Connecting large geographic areas from the sky is not a new idea. For example, high altitude platform stations (HAPS) have been studied in academia and were considered in the past, even for urban areas. However, the rapid commercialization of 3G and 4G terrestrial networks did not leave an open window for HAPS to develop. This work continues with programs like Google’s Project Loon and Facebook’s Aquila drones as the most mature examples today, albeit they are far from being commercially deployed. And, in the operator market, DT partnered with Inmarsat and Nokia to launch the European Aviation Network, which is an integrated satellite and terrestrial network that offers travelers consistent broadband connectivity when flying over Europe.
These activities illustrate the love-hate relationship satellite and terrestrial communications have had, which brings the discussion to 5G. The latest WRC conference during 2015 identified parts of C-band as a potential 5G spectral band, while the European Commission also identified 3400 MHz to 3800 MHz as a key band for early 5G deployments in Europe. In any case, C-band utilization by satellite operators has been declining, and new generations of satellites now focus on the higher Ku and Ka bands.
Naturally, satellite operators are reacting to these developments and are now claiming that satellite communications should be an integral part of 5G. Could this be a viable way forward?
The “Satellite Solutions for 5G” proposal The satellite industry has come together to compile a document titled “Satellite Solutions for 5G,” which has now been submitted to the CEPT and is open for public consultation. This draft document outlines four use cases for satellite communications in 5G, as illustrated in Table 1 below.
Table 1: Satellite Communication Use Cases for 5G report Source: Draft ECC report
Within the terrestrial communications domain, the 3GPP is now discussing the inclusion of satellite communications in 3GPP Release 15 in the form of a Study Item (SI) captured in report TR38.811. Release 15 includes official 5G specifications, which are the result of various multi-year Work Items (WI) to be completed in June 2018.
These activities can be interpreted in two ways, according to the point of view of the party assessing them. On the one hand, the satellite industry could be perceived as protective of their assets and, thus, attempting to position their technology as a key component for 5G. On the other hand, the wide footprint satellite communications offer could benefit 5G deployments. However, to understand the potential overlap between the two worlds, it is necessary to assess the bigger picture and take into account how 5G will likely materialize during the first years of its deployment.
Satellite 5G: What is the potential overlap? 5G is positioned to focus on the enhanced mobile broadband (eMBB) use case for the first years of its operation and, in some cases, will focus on fixed wireless access (FWA) as part of early-stage operator rollouts.
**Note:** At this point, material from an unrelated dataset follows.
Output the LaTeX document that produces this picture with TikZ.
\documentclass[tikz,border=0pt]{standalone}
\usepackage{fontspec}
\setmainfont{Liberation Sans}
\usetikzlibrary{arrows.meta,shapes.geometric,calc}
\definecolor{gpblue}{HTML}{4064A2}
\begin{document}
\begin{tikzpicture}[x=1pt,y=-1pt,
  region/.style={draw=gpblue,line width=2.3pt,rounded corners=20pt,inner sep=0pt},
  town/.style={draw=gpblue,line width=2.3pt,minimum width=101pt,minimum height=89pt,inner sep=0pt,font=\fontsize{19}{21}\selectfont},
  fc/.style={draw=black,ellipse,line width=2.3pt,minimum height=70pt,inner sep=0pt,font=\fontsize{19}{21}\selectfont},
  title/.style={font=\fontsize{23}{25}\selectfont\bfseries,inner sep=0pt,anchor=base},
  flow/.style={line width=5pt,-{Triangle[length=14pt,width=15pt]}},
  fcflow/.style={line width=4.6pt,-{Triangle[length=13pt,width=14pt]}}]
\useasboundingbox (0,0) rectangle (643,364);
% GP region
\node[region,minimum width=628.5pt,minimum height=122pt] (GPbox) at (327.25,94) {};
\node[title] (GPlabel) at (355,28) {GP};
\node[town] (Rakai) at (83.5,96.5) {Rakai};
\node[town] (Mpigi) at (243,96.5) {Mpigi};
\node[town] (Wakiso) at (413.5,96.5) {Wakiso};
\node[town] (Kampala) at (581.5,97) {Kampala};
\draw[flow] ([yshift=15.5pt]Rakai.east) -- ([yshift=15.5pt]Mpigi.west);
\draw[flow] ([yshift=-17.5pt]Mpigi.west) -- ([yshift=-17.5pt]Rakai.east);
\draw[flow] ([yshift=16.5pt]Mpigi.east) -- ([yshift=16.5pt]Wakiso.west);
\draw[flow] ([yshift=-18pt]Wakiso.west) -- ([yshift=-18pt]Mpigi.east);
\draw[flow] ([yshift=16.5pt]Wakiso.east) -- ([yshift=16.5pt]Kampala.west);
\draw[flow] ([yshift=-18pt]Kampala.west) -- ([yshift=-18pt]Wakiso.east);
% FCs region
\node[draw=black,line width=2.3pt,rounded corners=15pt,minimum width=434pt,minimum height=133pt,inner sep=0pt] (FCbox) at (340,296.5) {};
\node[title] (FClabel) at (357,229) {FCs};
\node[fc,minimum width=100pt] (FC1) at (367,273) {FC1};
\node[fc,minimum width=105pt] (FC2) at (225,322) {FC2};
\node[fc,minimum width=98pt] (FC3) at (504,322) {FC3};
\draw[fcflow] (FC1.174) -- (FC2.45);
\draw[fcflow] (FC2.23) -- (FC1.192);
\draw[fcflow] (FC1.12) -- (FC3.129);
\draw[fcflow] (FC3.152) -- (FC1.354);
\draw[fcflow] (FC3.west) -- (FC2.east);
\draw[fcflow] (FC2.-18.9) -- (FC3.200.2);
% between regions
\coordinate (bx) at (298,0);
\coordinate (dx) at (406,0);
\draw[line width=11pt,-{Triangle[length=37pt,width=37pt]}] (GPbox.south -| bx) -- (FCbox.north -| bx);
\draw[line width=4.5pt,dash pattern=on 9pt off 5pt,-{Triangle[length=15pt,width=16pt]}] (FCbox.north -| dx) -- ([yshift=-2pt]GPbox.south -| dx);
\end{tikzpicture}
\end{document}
The likely competitive differentiation compared to 4G will be faster speeds and lower latency that will be available as soon as the 5G New Radio (NR) Standalone Access (SA) is deployed, which translates to Gbps speeds and latencies well below 50 ms. At the moment, neither of these differentiators is addressable by satellite communications platforms, as providing backhaul in the order of Gbps is too expensive, and sub-50 ms latencies can only be enabled by LEO constellations that simply have not yet been launched (SpaceX and OneWeb aim to address this space). This makes satellite communications a challenging choice for 5G eMBB because Tier One operators are deploying fiber for 5G backhaul and will deploy 5G in dense urban areas (where dark fiber may already be abundant), and not in rural areas where satellite backhaul may provide a competitive advantage. Moreover, the cost of millimeter Wave point-to-point links (including E-band, 70 GHz to 80 GHz) has declined significantly in the past few years, making this an alternative for rural connectivity, as these links can provide very high speeds.
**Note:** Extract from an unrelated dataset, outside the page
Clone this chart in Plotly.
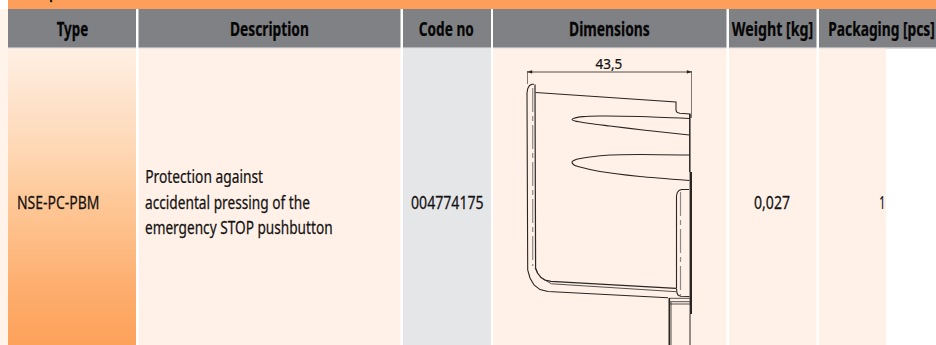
import json
import plotly.graph_objects as go

W, H = 936, 345
FONT = "Noto Sans"

# ---- table content ----
headers = ["Type", "Description", "Code no", "Dimensions", "Weight [kg]", "Packaging [pcs]"]
header_cx = [72.5, 269.5, 446.8, 609.7, 772.5, 881.7]
header_w = [31.5, 79, 55, 80.7, 81.6, 106.7]
type_text = "NSE-PC-PBM"
desc_lines = ["Protection against", "accidental pressing of the", "emergency STOP pushbutton"]
desc_cx = [204.2, 227.5, 238.8]
desc_w = [118.3, 165, 187.7]
desc_y = [176, 202, 227]
code_text = "004774175"
weight_text = "0,027"
pack_text = "1"
dim_text = "43,5"

# ---- table geometry ----
col_left = [8, 138.5, 403, 493, 729, 819]
col_right = [136, 400.5, 491, 726.5, 816.5, 936]
body_right_last = 886
header_top, header_bottom, body_top = 9, 47, 48.5
body_colors = ["#fff1e6", "#fff1e8", "#e5e6e8", "#fff1e8", "#fff1e8", "#fff1e8"]
header_cy = 29
row_cy = 202

# gradient of first column, top to bottom
grad_c = ["#fff0e3", "#fee3cd", "#fed8b6", "#fec999", "#febb83", "#fdab6a", "#fda25b"]

# ---- technical drawing polylines (x, y pixels) ----
dwg_lines = [
    # top plate
    dict(x=[535.5, 676, 676, 676.6, 678, 680, 690, 690], y=[92.5, 102, 110, 112, 112.8, 113.2, 114, 118], w=1.1),
    # upper rib
    dict(x=[689.5, 640, 600, 583, 574, 572, 575, 590, 610, 643, 689.5],
         y=[118.5, 116.5, 116, 116.6, 118.2, 119.4, 121, 123.5, 126, 130, 135], w=1.1, s=1),
    # lower rib
    dict(x=[689.5, 640, 610, 590, 576, 572, 574, 580, 600, 640, 689.5],
         y=[155, 154.5, 155, 157, 159.5, 162, 165, 167, 171.5, 176.5, 180.5], w=1.1, s=1),
    # left wall outer
    dict(x=[534, 532, 529.5, 527.8, 527, 527, 527.7, 530, 534, 540, 548, 668],
         y=[84.2, 84.2, 85.5, 88.5, 93, 263, 270, 278, 285, 289.6, 291.5, 297.8], w=1.1),
    # left wall inner
    dict(x=[535, 535, 535.6, 537.5, 541, 545, 551, 676],
         y=[84.5, 263, 268, 273, 277.5, 280, 281.3, 288.3], w=1.2),
    # left wall mid line
    dict(x=[535, 538, 543, 551.5, 676], y=[268, 274, 279, 283.8, 291.7], w=0.8),
    # right inner wall
    dict(x=[676.5, 677, 678, 680.5, 689.5], y=[288.5, 293, 295, 296.2, 296.5], w=1.1),
    dict(x=[676.5, 676.5, 677.3, 679, 681.5, 689], y=[288.5, 196, 192.5, 190.5, 189.5, 189.5], w=1.1),
    dict(x=[689.8, 689.8], y=[114, 172], w=1.5),
    dict(x=[690.8, 690.8], y=[172, 314], w=2.4),
    # stem
    dict(x=[669.3, 669.3], y=[298, 345], w=1.6),
    dict(x=[671, 671], y=[302, 345], w=0.8),
    dict(x=[690, 690], y=[314, 345], w=1),
    dict(x=[669, 690], y=[298.3, 298.3], w=0.8),
    dict(x=[669, 690], y=[301.7, 301.7], w=0.8),
    dict(x=[669, 690], y=[304, 304], w=0.8),
    # dimension extension + arrow line
    dict(x=[527.5, 527.5], y=[71, 84], w=0.6),
    dict(x=[691.5, 691.5], y=[71, 118], w=0.6),
    dict(x=[527.5, 691.5], y=[72, 72], w=0.8),
]
dash_lines = [
    dict(x=[532.7, 532.7], y=[88, 266], dash="24px,4px,5px,4px"),
    dict(x=[680.5, 680.5], y=[192, 296], dash="24px,4px,5px,4px"),
]
arrow_left = ([527.5, 532, 532], [72, 70.6, 73.4])
arrow_right = ([691.5, 687, 687], [72, 70.6, 73.4])

# ---- figure ----
fig = go.Figure()
shapes = []
def rect(x0, y0, x1, y1, c):
    shapes.append(dict(type="rect", x0=x0, x1=x1, y0=y0, y1=y1, fillcolor=c,
                       line_width=0, layer="below"))

rect(0, 0, W, H, "#ffffff")
rect(0, 9, 8, H, "#fff3ea")
rect(8, 0, W, 9, "#fd9f5b")
for i, (l, r) in enumerate(zip(col_left, col_right)):
    rect(l, header_top, r, header_bottom, "#808184")
    rect(l, header_bottom, r, body_top, "#b5b6b8")
    if i > 0:
        rr = body_right_last if i == 5 else r
        rect(l, body_top, rr, H, body_colors[i])
# title descender sliver
rect(50, 0, 52.2, 2.2, "#2a1a10")

# gradient column (reversed y axis: colorscale runs bottom to top)
n = len(grad_c) - 1
gl, gr = col_left[0], col_right[0]
fig.add_trace(go.Scatter(
    x=[gl, gr, gr, gl, gl], y=[body_top, body_top, H, H, body_top],
    mode="lines", line=dict(width=0), fill="toself", hoverinfo="skip",
    fillgradient=dict(type="vertical",
                      colorscale=[[i / n, c] for i, c in enumerate(reversed(grad_c))])))

for d in dwg_lines:
    line = dict(color="#2a2624", width=d["w"])
    if d.get("s"):
        line.update(shape="spline", smoothing=0.7)
    fig.add_trace(go.Scatter(x=d["x"], y=d["y"], mode="lines", hoverinfo="skip", line=line))
for d in dash_lines:
    fig.add_trace(go.Scatter(x=d["x"], y=d["y"], mode="lines", hoverinfo="skip",
                             line=dict(color="#8c8a88", width=1.2, dash=d["dash"])))
for a in (arrow_left, arrow_right):
    fig.add_trace(go.Scatter(x=a[0], y=a[1], mode="lines", fill="toself", fillcolor="#2a2624",
                             hoverinfo="skip", line=dict(color="#2a2624", width=0.5)))

annos = []
widths = []
def text(cx, y, s, size, w, bold=False, color="#141212"):
    annos.append(dict(x=cx, y=y, xref="x", yref="y", text=f"<b>{s}</b>" if bold else s, showarrow=False,
                      xanchor="center", yanchor="middle", font=dict(family=FONT, size=size, color=color)))
    widths.append(w)

for c, s, w in zip(header_cx, headers, header_w):
    text(c, header_cy, s, 19, w, bold=True, color="#060606")
text(58, row_cy, type_text, 18, 82.6)
for c, y, s, w in zip(desc_cx, desc_y, desc_lines, desc_w):
    text(c, y, s, 18, w)
text(447, row_cy, code_text, 18, 72.6)
text(772, row_cy, weight_text, 18, 36)
text(882, row_cy, pack_text, 18, 6)
text(609.3, 63, dim_text, 15, 26.7)

fig.update_layout(
    width=W, height=H, margin=dict(l=0, r=0, t=0, b=0), autosize=False,
    paper_bgcolor="#ffffff", plot_bgcolor="#ffffff", showlegend=False,
    shapes=shapes, annotations=annos,
    xaxis=dict(range=[0, W], visible=False, fixedrange=True),
    yaxis=dict(range=[H, 0], visible=False, fixedrange=True),
)

# remove the page margin and condense each real text to its measured width
post = """
document.body.style.margin = '0';
var targets = %s;
document.querySelectorAll('text.annotation-text').forEach(function (t, i) {
  var b = t.getBBox();
  var cx = b.x + b.width / 2;
  var s = targets[i] / b.width;
  t.setAttribute('transform', 'translate(' + cx + ',0) scale(' + s + ',1) translate(' + (-cx) + ',0)');
  t.style.stroke = t.style.fill; t.style.strokeWidth = '0.25px';
});
""" % json.dumps(widths)
fig.write_html("out.html", config=dict(displayModeBar=False), post_script=post)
The coming massive machine-type communications (mMTC) and ultra-reliable and low-latency communications (URLLC) may be a more fertile domain for satellite communications, but the complication is the lack of a clear business model on the operator’s part. Currently, IoT networks using existing 4G technology are still in deployment (e.g., LTE Cat-M and NB-IoT) and business models that enable economies of scale still need to be established. At the same time, there is competition from unlicensed spectrum IoT technologies, including Sigfox and LoRa. Mobile operators, by and large, are still experimenting with IoT business models and are not likely to deploy 5G for the mMTC use case for at least the next 3 to 5 years. The same is true for the URLLC business case, which is even more opaque: it took the U.S. government five years to decide on FirstNet, the nationwide U.S. first responder network, which will probably take several more years to deploy. A single operator, in a competitive market, will be further challenged in terms of business opportunity and model.
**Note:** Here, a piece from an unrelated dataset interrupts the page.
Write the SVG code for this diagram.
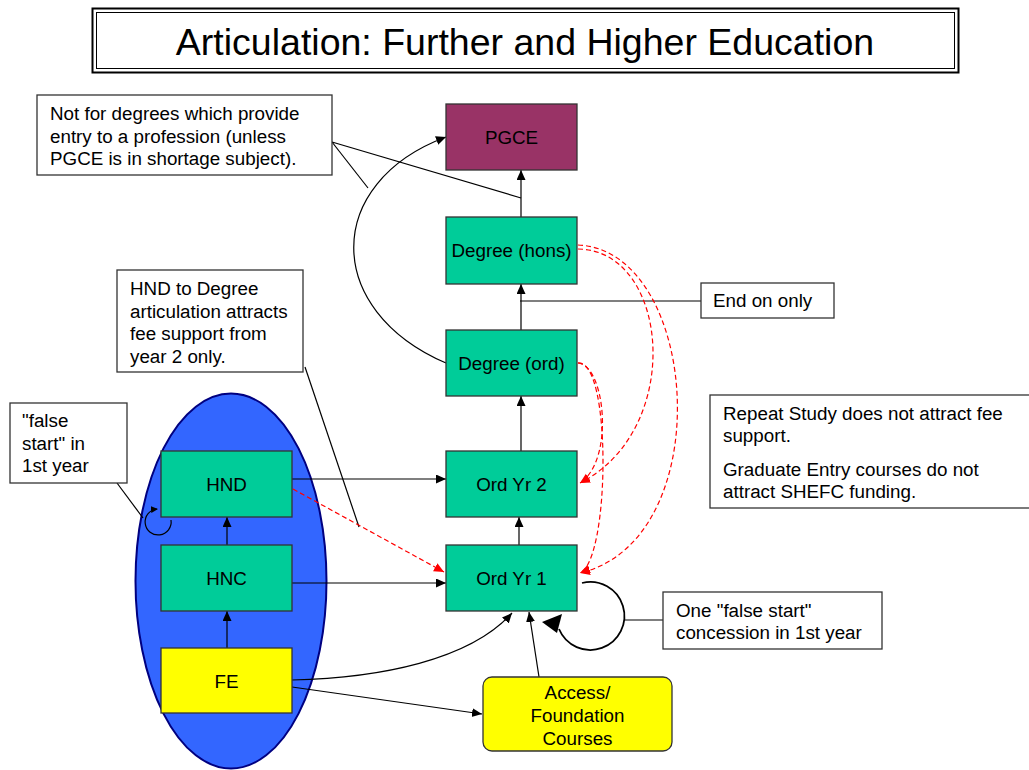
<svg xmlns="http://www.w3.org/2000/svg" width="1029" height="770" viewBox="0 0 1029 770">
<style>
text{font-family:"Liberation Sans",Arial,sans-serif;font-size:18.8px;fill:#000}
.title{font-size:37.5px}
.c{text-anchor:middle}
.box{stroke:#333;stroke-width:1.3}
.teal{fill:#00CC99}
.note{fill:#fff;stroke:#333;stroke-width:1.3}
.ln{fill:none;stroke:#000;stroke-width:1.2}
.red{fill:none;stroke:#FF0000;stroke-width:1.2;stroke-dasharray:5 3}
</style>
<defs>
<marker id="ah" markerUnits="userSpaceOnUse" markerWidth="11" markerHeight="10" refX="10" refY="4.5" orient="auto"><path d="M0,0 L10,4.5 L0,9 z" fill="#000"/></marker>
<marker id="ahr" markerUnits="userSpaceOnUse" markerWidth="11" markerHeight="10" refX="10" refY="4.5" orient="auto"><path d="M0,0 L10,4.5 L0,9 z" fill="#FF0000"/></marker>
<marker id="ahs" markerUnits="userSpaceOnUse" markerWidth="8" markerHeight="8" refX="6" refY="3.5" orient="auto"><path d="M0,0 L7,3.5 L0,7 z" fill="#000"/></marker>
</defs>
<rect width="1029" height="770" fill="#fff"/>

<g id="title">
<rect x="92.5" y="8.5" width="866" height="64" fill="#fff" stroke="#000" stroke-width="2"/>
<rect x="96.5" y="12.5" width="858" height="56" fill="none" stroke="#000" stroke-width="1"/>
<text class="title c" x="525" y="55">Articulation: Further and Higher Education</text>
</g>

<g id="ellipse-group">
<ellipse cx="231" cy="581" rx="95.5" ry="187.5" fill="#3366FF" stroke="#000080" stroke-width="2"/>
</g>

<g id="connectors">
<line class="ln" x1="521" y1="217" x2="521" y2="170" marker-end="url(#ah)"/>
<line class="ln" x1="521" y1="330" x2="521" y2="284" marker-end="url(#ah)"/>
<line class="ln" x1="521" y1="451" x2="521" y2="396" marker-end="url(#ah)"/>
<line class="ln" x1="519" y1="545" x2="519" y2="517" marker-end="url(#ah)"/>
<line class="ln" x1="227" y1="545" x2="227" y2="517" marker-end="url(#ah)"/>
<line class="ln" x1="227" y1="648" x2="227" y2="611" marker-end="url(#ah)"/>
<line class="ln" x1="292" y1="479" x2="446" y2="479" marker-end="url(#ah)"/>
<line class="ln" x1="292" y1="583" x2="446" y2="583" marker-end="url(#ah)"/>
<path class="ln" d="M292,680 C380,678 470,660 512,613" marker-end="url(#ah)"/>
<line class="ln" x1="292" y1="687" x2="482" y2="714" marker-end="url(#ah)"/>
<line class="ln" x1="539" y1="677" x2="529" y2="612" marker-end="url(#ah)"/>
<path class="ln" d="M446,363 C323,310 323,183 446,137" marker-end="url(#ah)"/>
<line class="ln" x1="520" y1="301" x2="701" y2="301"/>
<line class="ln" x1="332" y1="142" x2="368" y2="188"/>
<line class="ln" x1="332" y1="142" x2="521" y2="198"/>
<line class="ln" x1="305" y1="367" x2="359" y2="527"/>
<line class="ln" x1="117" y1="483" x2="143" y2="518"/>
<path class="ln" d="M171,520 A13,13 0 1 1 157,509" marker-end="url(#ahs)"/>
<path d="M582,583 A34,34 0 1 1 559,629" fill="none" stroke="#000" stroke-width="1.8"/>
<polygon points="542,622 562,614 557,633" fill="#000"/>
<line class="ln" x1="624" y1="620" x2="663" y2="620"/>
<path class="red" d="M578,249 C670,250 685,430 580,483" marker-end="url(#ahr)"/>
<path class="red" d="M578,245 C700,250 720,540 580,573" marker-end="url(#ahr)"/>
<path class="red" d="M578,363 C605,365 615,460 580,483" marker-end="url(#ahr)"/>
<path class="red" d="M578,363 C612,360 610,560 580,573" marker-end="url(#ahr)"/>
<line class="red" x1="293" y1="489" x2="444" y2="572" marker-end="url(#ahr)"/>
</g>

<g id="pgce"><rect class="box" x="446" y="104" width="131" height="66" fill="#993366"/><text class="c" x="511.5" y="144">PGCE</text></g>
<g id="degree-hons"><rect class="box teal" x="446" y="217" width="131" height="67"/><text class="c" x="511.5" y="257">Degree (hons)</text></g>
<g id="degree-ord"><rect class="box teal" x="446" y="330" width="131" height="66"/><text class="c" x="511.5" y="370">Degree (ord)</text></g>
<g id="ord-yr2"><rect class="box teal" x="446" y="451" width="131" height="66"/><text class="c" x="511.5" y="491">Ord Yr 2</text></g>
<g id="ord-yr1"><rect class="box teal" x="446" y="545" width="131" height="66"/><text class="c" x="511.5" y="585">Ord Yr 1</text></g>
<g id="hnd"><rect class="box teal" x="161" y="451" width="131" height="66"/><text class="c" x="226.5" y="491">HND</text></g>
<g id="hnc"><rect class="box teal" x="161" y="545" width="131" height="66"/><text class="c" x="226.5" y="585">HNC</text></g>
<g id="fe"><rect class="box" x="161" y="648" width="131" height="65" fill="#FFFF00"/><text class="c" x="226.5" y="688">FE</text></g>
<g id="access"><rect class="box" x="483" y="677" width="189" height="74" rx="9" fill="#FFFF00"/>
<text class="c" x="577.5" y="699">Access/</text><text class="c" x="577.5" y="722">Foundation</text><text class="c" x="577.5" y="745">Courses</text></g>

<g id="note-pgce"><rect class="note" x="37" y="95" width="295" height="80"/>
<text x="50" y="120">Not for degrees which provide</text><text x="50" y="142.5">entry to a profession (unless</text><text x="50" y="165">PGCE is in shortage subject).</text></g>
<g id="note-hnd"><rect class="note" x="117" y="270" width="186" height="102"/>
<text x="130" y="295">HND to Degree</text><text x="130" y="317.5">articulation attracts</text><text x="130" y="340">fee support from</text><text x="130" y="362.5">year 2 only.</text></g>
<g id="note-false"><rect class="note" x="10" y="403" width="117" height="80"/>
<text x="22" y="427">"false</text><text x="22" y="449.5">start" in</text><text x="22" y="472">1st year</text></g>
<g id="note-end"><rect class="note" x="701" y="283" width="133" height="35"/><text x="713" y="307">End on only</text></g>
<g id="note-repeat"><rect class="note" x="710" y="395" width="330" height="113"/>
<text x="723" y="420">Repeat Study does not attract fee</text><text x="723" y="442">support.</text>
<text x="723" y="476">Graduate Entry courses do not</text><text x="723" y="498">attract SHEFC funding.</text></g>
<g id="note-one"><rect class="note" x="663" y="592" width="219" height="57"/>
<text x="676" y="617">One "false start"</text><text x="676" y="639">concession in 1st year</text></g>
</svg>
This leaves unicast and multicast for video content as a possible service opportunity, which has been considered in the past in terrestrial networks, but not used since content delivery networks (CDNs), codec improvements, and the evolution of 4G technology (with Gigabit LTE now available) have adequately addressed growing video traffic. There is also an added complexity for video content delivered by satellite: the need for a dedicated satellite antenna in the cell site, which is restricted in terms of real estate, particularly in dense urban areas.
To summarize: when considering current mobile operator challenges and the near-term deployment priorities for 5G, there is little room and opportunity for satellite communications. However, in the longer term, 5G will likely consolidate all other cellular generations into a single network, which will include rural and remote area communications where demand would not justify investment in infrastructure. In these remote areas, satellite communications, coupled with new constellations and new technologies (e.g., phased arrays) could play a complementary role, bringing connectivity to the unconnected and bridging the digital divide.